As the article points out most of this was a one-time bank rescue package. But it is predicted to return to about 10%. Rather than a budget surplus and a debt to GDP ratio of 25, Ireland today is running a deficit of 9.4% of GDP, and the total debt is 99%. It is expected to peak at 111%.
What about Spain? On Krugman's chart Spain is running a surplus. What is the truth?
Spain’s deficit was 9.2% of GDP in 2010. The government aims to cut the deficit to 6% of GDP in 2011.
Other articles suggest that Spain will fail to cut this much.
Notice that Italy for some reason is not on the chart. What about other European countries? From CNN:
Topping the European debt league is Greece with 142.8% government debt to GDP ratio, followed by Italy (119.0%), Belgium (96.8%) Ireland (96.2%), Portugal (93.0%), Germany (83.2%), France (81.7%) Hungary (80.2%) and the United Kingdom (80.0%).
Krugman might be right and the problem will not spread beyond Greece and Ireland. I hope he is right. But there has to be a reason that Prime Minister Merkel of Germany is supporting bailouts when it has to cost her the next election. She realizes that if a firewall is not built the problems will spread.
Krugman's chart, to be charitable, is misleading.
Reader Comments (2)
You make two pretty strong and equally negative aspersions about Mr. Krugman's charactor in the first sentence. You called him a "Nobel Prize winner and Enron advisor". What do you expect from someone like that?

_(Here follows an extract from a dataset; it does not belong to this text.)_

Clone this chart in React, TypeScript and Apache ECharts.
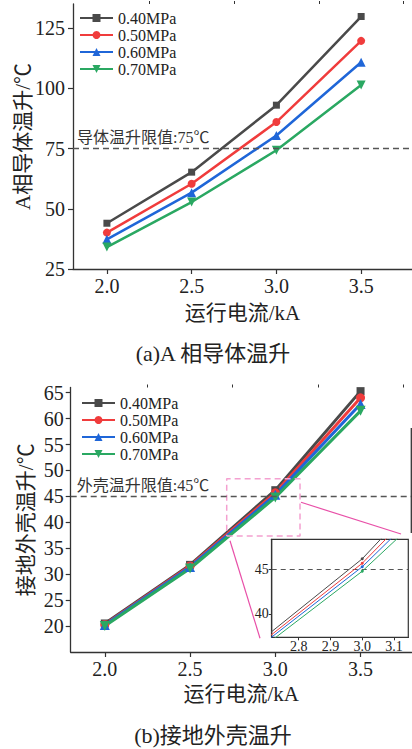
import React, { useEffect, useRef } from 'react';
import * as echarts from 'echarts';

const currents = [2.0, 2.5, 3.0, 3.5];
const pressures = ['0.40MPa', '0.50MPa', '0.60MPa', '0.70MPa'];
const conductorRise040 = [44.0, 65.2, 93.0, 129.8];
const conductorRise050 = [40.1, 60.4, 86.0, 119.7];
const conductorRise060 = [37.3, 56.7, 80.4, 110.8];
const conductorRise070 = [34.1, 52.8, 74.3, 101.4];
const shellRise040 = [20.5, 31.8, 46.2, 65.3];
const shellRise050 = [20.3, 31.6, 45.7, 64.0];
const shellRise060 = [20.2, 31.4, 45.3, 62.8];
const shellRise070 = [20.0, 31.1, 44.8, 61.5];
const xTicks = [2.0, 2.5, 3.0, 3.5];
const xMinorTicks = [2.25, 2.75, 3.25, 3.75];
const conductorTicks = [25, 50, 75, 100, 125];
const conductorMinorTicks = [37.5, 62.5, 87.5, 112.5];
const shellTicks = [20, 25, 30, 35, 40, 45, 50, 55, 60, 65];
const insetXTicks = [2.8, 2.9, 3.0, 3.1];
const insetYTicks = [40, 45];
const conductorLimit = 75;
const shellLimit = 45;
const insetRangeX = [2.715, 3.145];
const insetRangeY = [37.35, 48.4];

const conductorSeries = [conductorRise040, conductorRise050, conductorRise060, conductorRise070];
const shellSeries = [shellRise040, shellRise050, shellRise060, shellRise070];
const colors = ['#4a4a4a', '#f03c3c', '#1f66d8', '#2aa862'];
const symbols = ['rect', 'circle', 'triangle', 'triangle'];
const symbolRotates = [0, 0, 0, 180];
const symbolSizes = [7, 8, 9, 9];

const SERIF = "'Liberation Serif', 'Noto Sans CJK SC', serif";
const TXT = '#222';

function mainX(gridIndex: number) {
  return [
    {
      type: 'value', gridIndex, min: 1.8, max: 3.8,
      axisLine: { show: true, onZero: false, lineStyle: { color: '#333', width: 1.3 } },
      axisTick: { show: true, customValues: xTicks, length: 5, lineStyle: { color: '#333', width: 1.2 } },
      axisLabel: { show: true, customValues: xTicks, formatter: (v: number) => v.toFixed(1), fontFamily: SERIF, fontSize: 20, color: TXT, margin: 7 },
      splitLine: { show: false },
      name: '运行电流/kA', nameLocation: 'middle', nameGap: gridIndex === 0 ? 33 : 31,
      nameMoveOverlap: false,
      nameTextStyle: { fontFamily: SERIF, fontSize: 21, color: TXT },
    },
    {
      type: 'value', gridIndex, min: 1.8, max: 3.8,
      axisLine: { show: false },
      axisTick: { show: true, customValues: xMinorTicks, length: 3, lineStyle: { color: '#333', width: 1 } },
      axisLabel: { show: false },
      splitLine: { show: false },
    },
  ];
}

export default function App() {
  const ref = useRef<HTMLDivElement>(null);
  useEffect(() => {
    if (!ref.current) return;
    const chart = echarts.init(ref.current, undefined, { renderer: 'svg' });

    const series: any[] = [];
    pressures.forEach((name, i) => {
      series.push({
        type: 'line', name, xAxisIndex: 0, yAxisIndex: 0,
        data: currents.map((x, j) => [x, conductorSeries[i][j]]),
        symbol: symbols[i], symbolRotate: symbolRotates[i], symbolSize: symbolSizes[i],
        lineStyle: { color: colors[i], width: 2.5 }, itemStyle: { color: colors[i] },
        z: 3,
        markLine: i === 0 ? {
          silent: true, symbol: 'none', animation: false,
          lineStyle: { type: [6, 4], color: '#555', width: 1.3 },
          label: { show: true, position: 'insideStartTop', formatter: '导体温升限值:75℃', fontFamily: SERIF, fontSize: 16, color: '#333', distance: [4, 3] },
          data: [{ yAxis: conductorLimit }],
        } : undefined,
      });
    });
    pressures.forEach((name, i) => {
      series.push({
        type: 'line', name, xAxisIndex: 2, yAxisIndex: 2,
        data: currents.map((x, j) => [x, shellSeries[i][j]]),
        symbol: symbols[i], symbolRotate: symbolRotates[i], symbolSize: symbolSizes[i] + 1,
        lineStyle: { color: colors[i], width: 3 }, itemStyle: { color: colors[i] },
        z: 3,
        markLine: i === 0 ? {
          silent: true, symbol: 'none', animation: false,
          lineStyle: { type: [6, 4], color: '#555', width: 1.3 },
          label: { show: true, position: 'insideStartTop', formatter: '外壳温升限值:45℃', fontFamily: SERIF, fontSize: 16, color: '#333', distance: [6, 3] },
          data: [{ yAxis: shellLimit }],
        } : undefined,
      });
    });
    pressures.forEach((name, i) => {
      series.push({
        type: 'line', name: name + ' inset', xAxisIndex: 4, yAxisIndex: 4,
        data: currents.map((x, j) => [x, shellSeries[i][j]]),
        symbol: 'circle', symbolSize: 3,
        lineStyle: { color: colors[i], width: 1 }, itemStyle: { color: colors[i] },
        clip: true, z: 5,
        markLine: i === 0 ? {
          silent: true, symbol: 'none', animation: false,
          lineStyle: { type: [5, 4], color: '#555', width: 1.2 },
          label: { show: false },
          data: [{ yAxis: shellLimit }],
        } : undefined,
      });
    });
    series.push({
      type: 'line', name: 'zoom box', xAxisIndex: 2, yAxisIndex: 2,
      data: [
        [insetRangeX[0], insetRangeY[0]], [insetRangeX[1], insetRangeY[0]],
        [insetRangeX[1], insetRangeY[1]], [insetRangeX[0], insetRangeY[1]],
        [insetRangeX[0], insetRangeY[0]],
      ],
      symbol: 'none', silent: true, z: 4,
      lineStyle: { type: [6, 4], color: '#f4a0d0', width: 1.5 },
    });

    const legendBase = {
      orient: 'vertical', itemWidth: 33, itemHeight: 10, itemGap: 1, padding: 0,
      textStyle: { fontFamily: SERIF, fontSize: 16, color: TXT },
      data: pressures,
      selectedMode: false,
    };

    const option: any = {
      animation: false,
      backgroundColor: '#fff',
      grid: [
        { left: 73, top: 4, width: 341.5, height: 265, containLabel: false },
        { left: 70.7, top: 387.5, width: 341, height: 264.5, containLabel: false },
        { left: 271.7, top: 539.3, width: 136.6, height: 98, show: true, borderColor: '#333', borderWidth: 1.2, backgroundColor: '#fff', z: 4 },
      ],
      xAxis: [
        ...mainX(0),
        ...mainX(1),
        {
          type: 'value', gridIndex: 2, min: insetRangeX[0], max: insetRangeX[1], z: 5,
          axisLine: { show: true, onZero: false, lineStyle: { color: '#333', width: 1.2 } },
          axisTick: { show: true, customValues: insetXTicks, length: 3, lineStyle: { color: '#333' } },
          axisLabel: { show: true, customValues: insetXTicks, formatter: (v: number) => v.toFixed(1), fontFamily: SERIF, fontSize: 14, color: TXT, margin: 2 },
          splitLine: { show: false },
        },
      ],
      yAxis: [
        {
          type: 'value', gridIndex: 0, min: 25, max: 135,
          axisLine: { show: true, onZero: false, lineStyle: { color: '#333', width: 1.3 } },
          axisTick: { show: true, customValues: conductorTicks, length: 5, lineStyle: { color: '#333', width: 1.2 } },
          axisLabel: { show: true, customValues: conductorTicks, fontFamily: SERIF, fontSize: 20, color: TXT, margin: 8 },
          splitLine: { show: false },
          name: 'A相导体温升/℃', nameLocation: 'middle', nameRotate: 90, nameGap: 40,
          nameMoveOverlap: false,
          nameTextStyle: { fontFamily: SERIF, fontSize: 21, color: TXT },
        },
        {
          type: 'value', gridIndex: 0, min: 25, max: 135,
          axisLine: { show: false },
          axisTick: { show: true, customValues: conductorMinorTicks, length: 3, lineStyle: { color: '#333', width: 1 } },
          axisLabel: { show: false },
          splitLine: { show: false },
        },
        {
          type: 'value', gridIndex: 1, min: 15, max: 66,
          axisLine: { show: true, onZero: false, lineStyle: { color: '#333', width: 1.3 } },
          axisTick: { show: true, customValues: shellTicks, length: 5, lineStyle: { color: '#333', width: 1.2 } },
          axisLabel: { show: true, customValues: shellTicks, fontFamily: SERIF, fontSize: 20, color: TXT, margin: 7 },
          splitLine: { show: false },
          name: '接地外壳温升/℃', nameLocation: 'middle', nameRotate: 90, nameGap: 34,
          nameMoveOverlap: false,
          nameTextStyle: { fontFamily: SERIF, fontSize: 21, color: TXT },
        },
        {
          type: 'value', gridIndex: 1, min: 15, max: 66,
          axisLine: { show: false }, axisTick: { show: false }, axisLabel: { show: false }, splitLine: { show: false },
        },
        {
          type: 'value', gridIndex: 2, min: insetRangeY[0], max: insetRangeY[1], z: 5,
          axisLine: { show: true, onZero: false, lineStyle: { color: '#333', width: 1.2 } },
          axisTick: { show: true, customValues: insetYTicks, length: 3, lineStyle: { color: '#333' } },
          axisLabel: { show: true, customValues: insetYTicks, fontFamily: SERIF, fontSize: 14, color: TXT, margin: 3 },
          splitLine: { show: false },
        },
      ],
      legend: [
        { ...legendBase, left: 79, top: 10 },
        { ...legendBase, left: 81, top: 395 },
      ],
      graphic: [
        { type: 'text', x: 213, y: 353, style: { text: '(a)A 相导体温升', fontFamily: SERIF, fontSize: 22, fill: TXT, align: 'center', verticalAlign: 'middle' } },
        { type: 'text', x: 213, y: 735, style: { text: '(b)接地外壳温升', fontFamily: SERIF, fontSize: 22, fill: TXT, align: 'center', verticalAlign: 'middle' } },
        { type: 'line', shape: { x1: 301, y1: 502.3, x2: 401, y2: 534 }, style: { stroke: '#e850a8', lineWidth: 1.2 }, z: 10 },
        { type: 'line', shape: { x1: 230, y1: 540.7, x2: 260, y2: 638.3 }, style: { stroke: '#e850a8', lineWidth: 1.2 }, z: 10 },
        { type: 'line', shape: { x1: 411.3, y1: 428, x2: 411.3, y2: 533 }, style: { stroke: '#333', lineWidth: 1.3 }, z: 10 },
      ],
      series,
    };
    chart.setOption(option);
    return () => chart.dispose();
  }, []);
  return (
    <div
      ref={ref}
      style={{ position: 'fixed', left: 0, top: 0, width: 412, height: 749, background: '#fff' }}
    />
  );
}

You're making too much out of the current data. This is just a bump in the road, don't you know? So that's why it's OK to use data that's five years old. Things will be back to normal soon if we just print money. :P
I'm confused by your comment about Merkel. Yes, they want to keep the problem from spreading. Do they, does Merkel, really think another bailout, i.e. kick the can down the road, is going to solve it? It seems this is hoping against hope.